While new mHealth apps are being developed and released daily, one physician suggests such apps are not worth anything, as they focus on programs that don't actually address any issues within the healthcare system, according to a report by The Sydney Morning Herald.
George Margelis, MD, adjunct associate professor at the TeleHealth Research & Innovation Laboratory at the University of Western Sydney, suggests health apps are of little use to medical professionals as they currently stand.
"To date [mHealth apps] have been focused on low-lying fruit such as fitness tracking and not focused on the big issues of management of disease which consumes the bulk of the cost of the healthcare system and resources," Dr. Margelis said in the report. "Unfortunately, managing these diseases, in particular the chronic diseases that are a major part of the current burden, requires more than just tracking a few physical parameters, which is what the app world is up to."

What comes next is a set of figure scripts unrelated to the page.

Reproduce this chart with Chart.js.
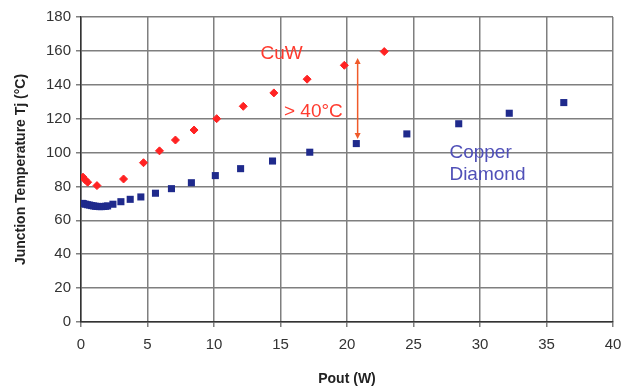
<!DOCTYPE html>
<html lang="en">
<head>
  <meta charset="UTF-8">
  <title>Junction Temperature vs Pout</title>
  <script src="https://cdn.jsdelivr.net/npm/chart.js"></script>
  <style>
    body { margin: 0; background: #fff; }
  </style>
</head>
<body>
  <canvas id="tjChart" width="628" height="390"></canvas>

  <script>
    // CuW (red diamonds): Pout (W) / Tj (°C)
    const cuwPout = [0.15, 0.3, 0.5, 1.2, 3.2, 4.7, 5.9, 7.1, 8.5, 10.2, 12.2, 14.5, 17.0, 19.8, 22.8];
    const cuwTj = [85.5, 84, 82.5, 80.5, 84.4, 94, 101, 107.4, 113.3, 120, 127.3, 135.2, 143.3, 151.5, 159.6];

    // Copper Diamond (blue squares)
    const cdPout = [0.1, 0.2, 0.35, 0.5, 0.65, 0.8, 0.95, 1.1, 1.25, 1.4, 1.55, 1.7, 1.85, 2.0, 2.4, 3.0, 3.7, 4.5, 5.6, 6.8, 8.3, 10.1, 12.0, 14.4, 17.2, 20.7, 24.5, 28.4, 32.2, 36.3];
    const cdTj = [70, 69.8, 69.5, 69.2, 69, 68.7, 68.5, 68.3, 68.2, 68.1, 68.1, 68.2, 68.3, 68.5, 69.5, 71, 72.4, 73.8, 76, 78.7, 82.2, 86.4, 90.5, 95, 100.2, 105.3, 111, 117, 123.2, 129.5];

    const xTicks = [0, 5, 10, 15, 20, 25, 30, 35, 40];
    const yTicks = [0, 20, 40, 60, 80, 100, 120, 140, 160, 180];

    const toPoints = (xs, ys) => xs.map((x, i) => ({ x: x, y: ys[i] }));

    // text labels and the "> 40°C" arrow, placed in data units
    const notes = {
      id: 'notes',
      afterDatasetsDraw(chart) {
        const ctx = chart.ctx;
        const xs = chart.scales.x, ys = chart.scales.y;
        const px = v => xs.getPixelForValue(v);
        const py = v => ys.getPixelForValue(v);
        ctx.save();
        ctx.textBaseline = 'alphabetic';
        ctx.textAlign = 'left';
        ctx.font = '19px "Liberation Sans", Arial, sans-serif';
        ctx.fillStyle = '#ff3b2f';
        ctx.fillText('CuW', px(13.5), py(155.3));
        ctx.fillText('> 40°C', px(15.26), py(121));
        ctx.fillStyle = '#5050b8';
        ctx.fillText('Copper', px(27.7), py(96.8));
        ctx.fillText('Diamond', px(27.7), py(83.8));

        // double-headed arrow
        const ax = px(20.8), top = py(155.8), bot = py(108);
        ctx.strokeStyle = '#f05a2a';
        ctx.fillStyle = '#f05a2a';
        ctx.lineWidth = 1.5;
        ctx.beginPath();
        ctx.moveTo(ax, top + 4);
        ctx.lineTo(ax, bot - 4);
        ctx.stroke();
        ctx.beginPath();
        ctx.moveTo(ax, top);
        ctx.lineTo(ax - 3, top + 6);
        ctx.lineTo(ax + 3, top + 6);
        ctx.closePath();
        ctx.fill();
        ctx.beginPath();
        ctx.moveTo(ax, bot);
        ctx.lineTo(ax - 3, bot - 6);
        ctx.lineTo(ax + 3, bot - 6);
        ctx.closePath();
        ctx.fill();
        ctx.restore();
      }
    };

    const ctx = document.getElementById('tjChart').getContext('2d');
    new Chart(ctx, {
      type: 'scatter',
      data: {
        datasets: [
          {
            label: 'CuW',
            data: toPoints(cuwPout, cuwTj),
            pointStyle: 'rectRot',
            pointRadius: 4,
            backgroundColor: '#ff2222',
            borderColor: '#ff2222',
            borderWidth: 1
          },
          {
            label: 'Copper Diamond',
            data: toPoints(cdPout, cdTj),
            pointStyle: 'rect',
            pointRadius: 5,
            backgroundColor: '#1f2a8c',
            borderColor: '#1f2a8c',
            borderWidth: 0
          }
        ]
      },
      options: {
        responsive: false,
        animation: false,
        layout: { padding: 0 },
        plugins: {
          legend: { display: false },
          tooltip: { enabled: false }
        },
        scales: {
          x: {
            type: 'linear',
            min: 0,
            max: 40,
            afterBuildTicks: axis => { axis.ticks = xTicks.map(v => ({ value: v })); },
            afterFit: axis => {
              axis.height = 68;
              axis.paddingLeft = 0;
              axis.paddingRight = 15;
            },
            grid: { color: '#7f7f7f', lineWidth: 1.5, tickLength: 5 },
            border: { color: '#333', width: 1.5 },
            ticks: {
              color: '#333',
              padding: 9,
              font: { family: '"Liberation Sans", Arial, sans-serif', size: 15 }
            },
            title: {
              display: true,
              text: 'Pout (W)',
              color: '#222',
              padding: { top: 4, bottom: 2 },
              font: { family: '"Liberation Sans", Arial, sans-serif', size: 14, weight: 'bold' }
            }
          },
          y: {
            min: 0,
            max: 180,
            afterBuildTicks: axis => { axis.ticks = yTicks.map(v => ({ value: v })); },
            afterFit: axis => {
              axis.width = 81;
              axis.paddingTop = 17;
              axis.paddingBottom = 0;
            },
            grid: { color: '#7f7f7f', lineWidth: 1.5, tickLength: 5 },
            border: { color: '#333', width: 1.5 },
            ticks: {
              color: '#333',
              padding: 5,
              font: { family: '"Liberation Sans", Arial, sans-serif', size: 15 }
            },
            title: {
              display: true,
              text: 'Junction Temperature Tj (°C)',
              color: '#222',
              padding: { top: 13, bottom: 4 },
              font: { family: '"Liberation Sans", Arial, sans-serif', size: 14, weight: 'bold' }
            }
          }
        }
      },
      plugins: [notes]
    });
  </script>
</body>
</html>
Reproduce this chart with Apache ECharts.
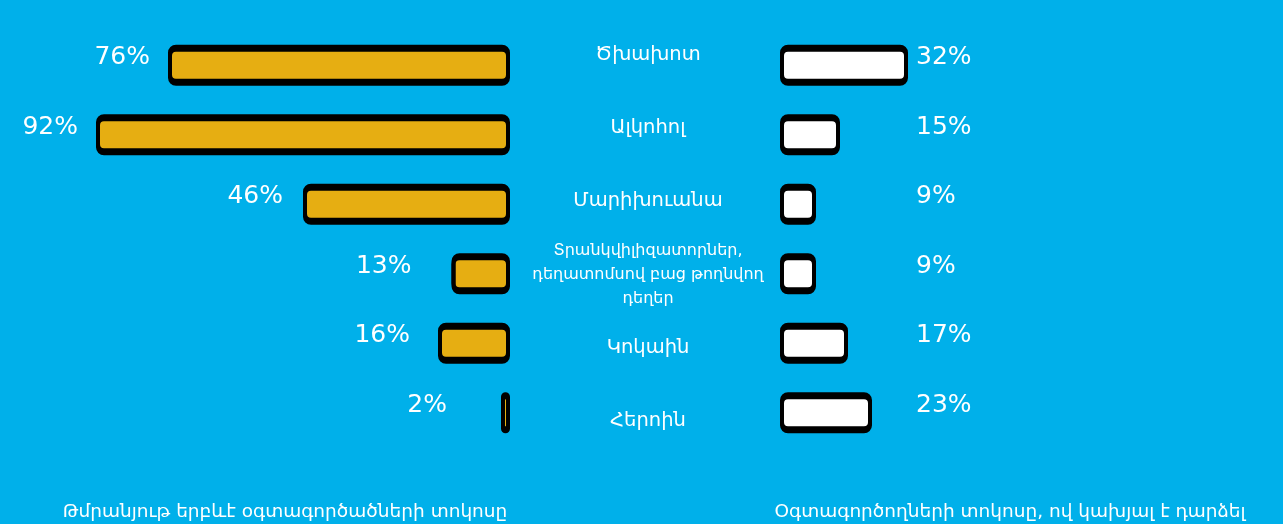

Dr. Margelis recommends increasing education of both developers and healthcare professionals on developing models of care that effectively use the technology, as well as educating healthcare professionals on the usability of mHealth technology.
"Capturing data that can't be used by the clinicians treating a patient or providing useless information to clinicians which swamp their systems with poor data doesn't lead to better healthcare," Dr. Margelis said in the report.
Although Dr. Margelis is an Australian clinician and spoke largely of implementing the mHealth apps with Australia's federal eHealth systems, the principles of interoperability and integration still apply in the United States. Dr. Margelis alluded to issues of physicians not knowing how to use technology and platforms that have poor functionality, which are issues the United States is also currently mitigating.